> RECORDS FOR PROCESSING:
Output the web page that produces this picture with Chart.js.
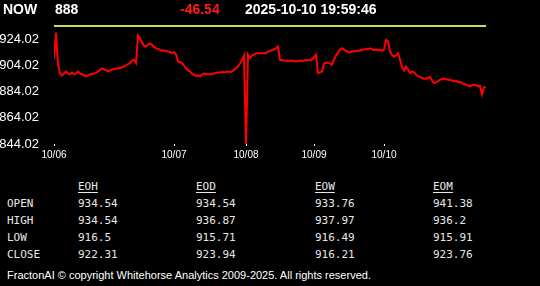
<!DOCTYPE html>
<html>
<head>
<meta charset="utf-8">
<script src="https://cdn.jsdelivr.net/npm/chart.js@4.4.1/dist/chart.umd.min.js"></script>
<style>
    html, body { margin: 0; padding: 0; background: #000; width: 540px; height: 286px; overflow: hidden; }
    #wrap { position: relative; width: 540px; height: 286px; }
    .hdr { position: absolute; top: 1px; line-height: 16px; font: bold 14px "Liberation Sans", Arial, sans-serif; color: #fff; white-space: nowrap; }
    #chartBox { position: absolute; left: 0; top: 0; width: 540px; height: 170px; }
    .cell { position: absolute; font: 11px "DejaVu Sans Mono", monospace; color: #e8e8e8; line-height: 14px; white-space: nowrap; }
    .head { text-decoration: underline; text-underline-offset: 2px; }
    #foot { position: absolute; left: 7px; top: 268px; font: 11px "Liberation Sans", Arial, sans-serif; color: #fff; line-height: 14px; white-space: nowrap; }
</style>
</head>
<body>
<div id="wrap">
    <div id="chartBox"><canvas id="priceChart"></canvas></div>
    <div id="hdr"></div>
    <div id="table"></div>
    <div id="foot">FractonAI © copyright Whitehorse Analytics 2009-2025. All rights reserved.</div>
</div>
<script>
// --- dados ---
const nowValue = '888';
const changeValue = '-46.54';
const stampText = '2025-10-10 19:59:46';
const refLevel = 934.54;

const dayLabels = ['10/06', '10/07', '10/08', '10/09', '10/10'];

const day1 = [909.0, 929.4, 905.0, 898.0, 896.6, 898.1, 899.6, 898.1, 897.4, 898.9,
    897.4, 898.1, 899.6, 898.1, 897.4, 896.6, 895.8, 896.6, 897.4, 897.4,
    898.1, 898.5, 899.6, 900.8, 901.9, 901.2, 900.8, 899.6, 900.4, 901.2,
    901.5, 901.9, 901.9, 902.3, 902.7, 903.4, 904.2, 905.3, 906.0, 908.0,
    908.4, 906.1, 927.1, 924.8, 921.7, 919.4, 918.7, 920.2, 921.0, 920.2,
    918.3, 917.5, 916.8, 916.2, 915.6, 915.6, 915.3, 914.9, 914.5, 913.7];
const day2 = [914.5, 912.6, 907.3, 906.9, 906.0, 904.2, 901.9, 900.4, 899.6, 898.1,
    897.0, 896.2, 896.6, 895.8, 897.4, 898.1, 897.7, 897.4, 897.4, 897.7,
    898.1, 898.5, 898.9, 898.9, 899.2, 898.9, 899.2, 899.6, 899.2, 899.6,
    900.8, 901.9, 903.4, 905.7, 908.0, 911.8];
const day3 = [844.02, 912.6, 909.9, 911.8, 912.6, 913.4, 913.7, 913.4, 913.6, 913.7,
    913.4, 914.9, 915.3, 916.0, 916.4, 917.5, 918.7, 908.6, 908.4, 908.0,
    907.8, 908.0, 907.6, 908.0, 907.6, 907.3, 907.6, 908.0, 907.6, 908.0,
    908.4, 908.0, 908.4, 908.6];
const day4 = [910.3, 912.4, 898.3, 898.9, 899.6, 905.7, 906.1, 906.5, 905.7, 904.9,
    908.8, 911.8, 914.1, 916.4, 917.4, 916.4, 915.3, 914.9, 914.1, 914.9,
    914.9, 915.3, 915.6, 915.4, 916.2, 916.4, 916.8, 916.6, 917.4, 916.8,
    916.0, 916.4, 916.0, 916.2, 915.6];
const day5 = [916.2, 923.8, 922.5, 914.9, 912.3, 911.1, 911.8, 913.6, 908.8, 902.7,
    900.4, 903.4, 901.2, 898.3, 899.6, 898.9, 897.4, 895.8, 895.5, 894.7,
    894.3, 894.1, 894.7, 895.5, 892.8, 890.7, 891.3, 892.0, 893.2, 893.9,
    894.1, 893.6, 893.2, 893.3, 892.8, 892.0, 892.4, 891.6, 891.5, 890.9,
    890.0, 889.7, 889.0, 888.2, 889.0, 889.5, 889.0, 888.2, 888.6, 882.1,
    887.4, 888.0];

const yTicks = [844.02, 864.02, 884.02, 904.02, 924.02];

const statCols = ['EOH', 'EOD', 'EOW', 'EOM'];
const statRows = ['OPEN', 'HIGH', 'LOW', 'CLOSE'];
const openVals = ['934.54', '934.54', '933.76', '941.38'];
const highVals = ['934.54', '936.87', '937.97', '936.2'];
const lowVals = ['916.5', '915.71', '916.49', '915.91'];
const closeVals = ['922.31', '923.94', '916.21', '923.76'];

// --- cabeçalho ---
const hdr = document.getElementById('hdr');
[[nowValue === '' ? '' : 'NOW', 3, '#fff'], [nowValue, 55, '#fff'], [changeValue, 180, '#ff1a1a'], [stampText, 245, '#fff']]
    .forEach(([txt, left, color]) => {
        const d = document.createElement('div');
        d.className = 'hdr';
        d.style.left = left + 'px';
        d.style.color = color;
        d.textContent = txt;
        hdr.appendChild(d);
    });

// --- tabela ---
const table = document.getElementById('table');
const colX = [78, 196, 315, 433];
const rowY = [197, 214, 231, 248];
function addCell(txt, left, top, cls) {
    const d = document.createElement('div');
    d.className = 'cell' + (cls ? ' ' + cls : '');
    d.style.left = left + 'px';
    d.style.top = top + 'px';
    d.textContent = txt;
    table.appendChild(d);
}
statCols.forEach((c, i) => addCell(c, colX[i], 180, 'head'));
const rowVals = [openVals, highVals, lowVals, closeVals];
statRows.forEach((r, j) => {
    addCell(r, 7, rowY[j]);
    rowVals[j].forEach((v, i) => addCell(v, colX[i], rowY[j]));
});

// --- gráfico ---
const series = [...day1, ...day2, ...day3, ...day4, ...day5];
const dayStarts = [0, day1.length, day1.length + day2.length,
    day1.length + day2.length + day3.length,
    day1.length + day2.length + day3.length + day4.length];
const points = series.map((v, i) => ({ x: i, y: v }));
const lastIdx = series.length - 1;

const ctx = document.getElementById('priceChart').getContext('2d');
new Chart(ctx, {
    type: 'line',
    data: {
        datasets: [
            {
                data: points,
                borderColor: '#ff0000',
                borderWidth: 2,
                pointRadius: 0,
                tension: 0
            },
            {
                data: [{ x: 0, y: refLevel }, { x: lastIdx, y: refLevel }],
                borderColor: '#c8dc5a',
                borderWidth: 2,
                pointRadius: 0
            }
        ]
    },
    options: {
        responsive: true,
        maintainAspectRatio: false,
        animation: false,
        layout: { padding: { top: 24, right: 54, bottom: 0, left: 0 } },
        plugins: { legend: { display: false }, tooltip: { enabled: false } },
        scales: {
            x: {
                type: 'linear',
                min: 0,
                max: lastIdx,
                afterBuildTicks: axis => { axis.ticks = dayStarts.map(v => ({ value: v })); },
                afterFit: scale => { scale.height = 26; },
                grid: { drawOnChartArea: false, drawTicks: true, tickLength: 2, color: '#fff' },
                border: { display: false },
                ticks: {
                    color: '#fff',
                    font: { family: 'Liberation Sans', size: 10 },
                    padding: 3,
                    maxRotation: 0,
                    autoSkip: false,
                    callback: (value, index) => dayLabels[index]
                }
            },
            y: {
                min: 844.02,
                max: 936,
                afterBuildTicks: axis => { axis.ticks = yTicks.map(v => ({ value: v })); },
                afterFit: scale => { scale.width = 54; },
                grid: { display: false },
                border: { display: false },
                ticks: {
                    color: '#fff',
                    font: { family: 'Liberation Sans', size: 13 },
                    padding: 7,
                    callback: value => value.toFixed(2)
                }
            }
        }
    }
});
</script>
</body>
</html>
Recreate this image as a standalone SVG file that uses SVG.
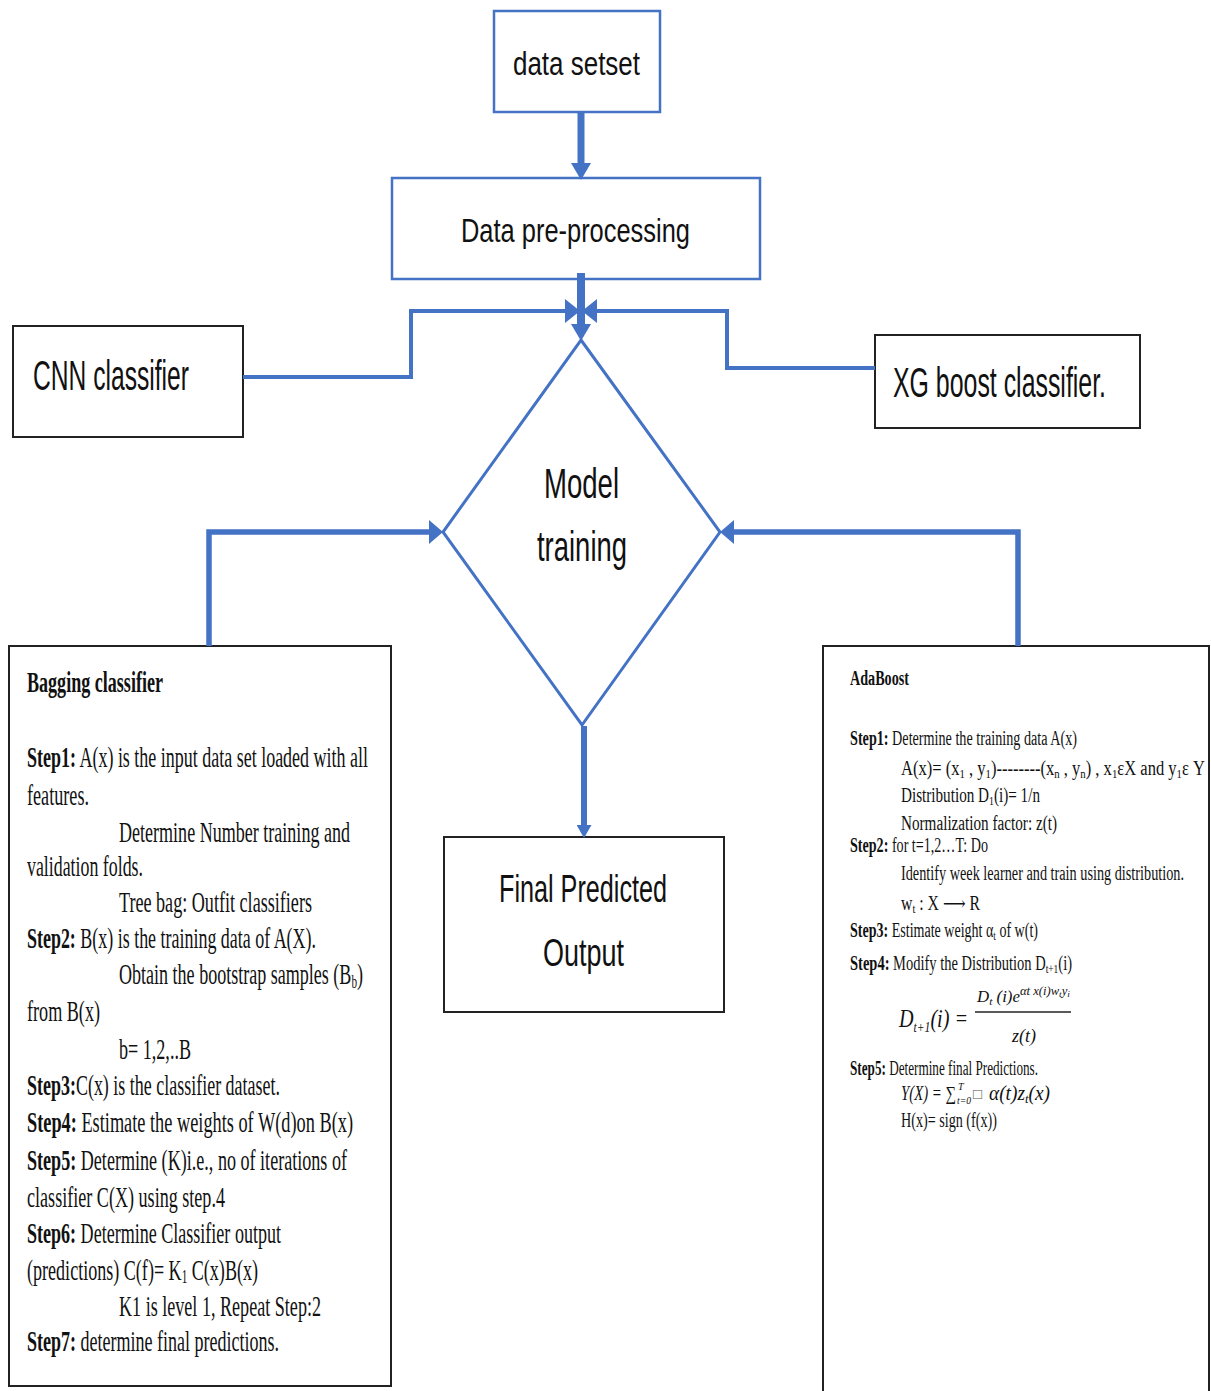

> PROBLEM DETAILS: Above are the records; repeat their lines from the first through the line containing "const dayLabels = ['10/06', '10/07', '10/08', '10/09', '10/10'];", and leave out each picture.

> TASK RESPONSE:
Output the web page that produces this picture with Chart.js.
<!DOCTYPE html>
<html>
<head>
<meta charset="utf-8">
<script src="https://cdn.jsdelivr.net/npm/chart.js@4.4.1/dist/chart.umd.min.js"></script>
<style>
    html, body { margin: 0; padding: 0; background: #000; width: 540px; height: 286px; overflow: hidden; }
    #wrap { position: relative; width: 540px; height: 286px; }
    .hdr { position: absolute; top: 1px; line-height: 16px; font: bold 14px "Liberation Sans", Arial, sans-serif; color: #fff; white-space: nowrap; }
    #chartBox { position: absolute; left: 0; top: 0; width: 540px; height: 170px; }
    .cell { position: absolute; font: 11px "DejaVu Sans Mono", monospace; color: #e8e8e8; line-height: 14px; white-space: nowrap; }
    .head { text-decoration: underline; text-underline-offset: 2px; }
    #foot { position: absolute; left: 7px; top: 268px; font: 11px "Liberation Sans", Arial, sans-serif; color: #fff; line-height: 14px; white-space: nowrap; }
</style>
</head>
<body>
<div id="wrap">
    <div id="chartBox"><canvas id="priceChart"></canvas></div>
    <div id="hdr"></div>
    <div id="table"></div>
    <div id="foot">FractonAI © copyright Whitehorse Analytics 2009-2025. All rights reserved.</div>
</div>
<script>
// --- dados ---
const nowValue = '888';
const changeValue = '-46.54';
const stampText = '2025-10-10 19:59:46';
const refLevel = 934.54;

const dayLabels = ['10/06', '10/07', '10/08', '10/09', '10/10'];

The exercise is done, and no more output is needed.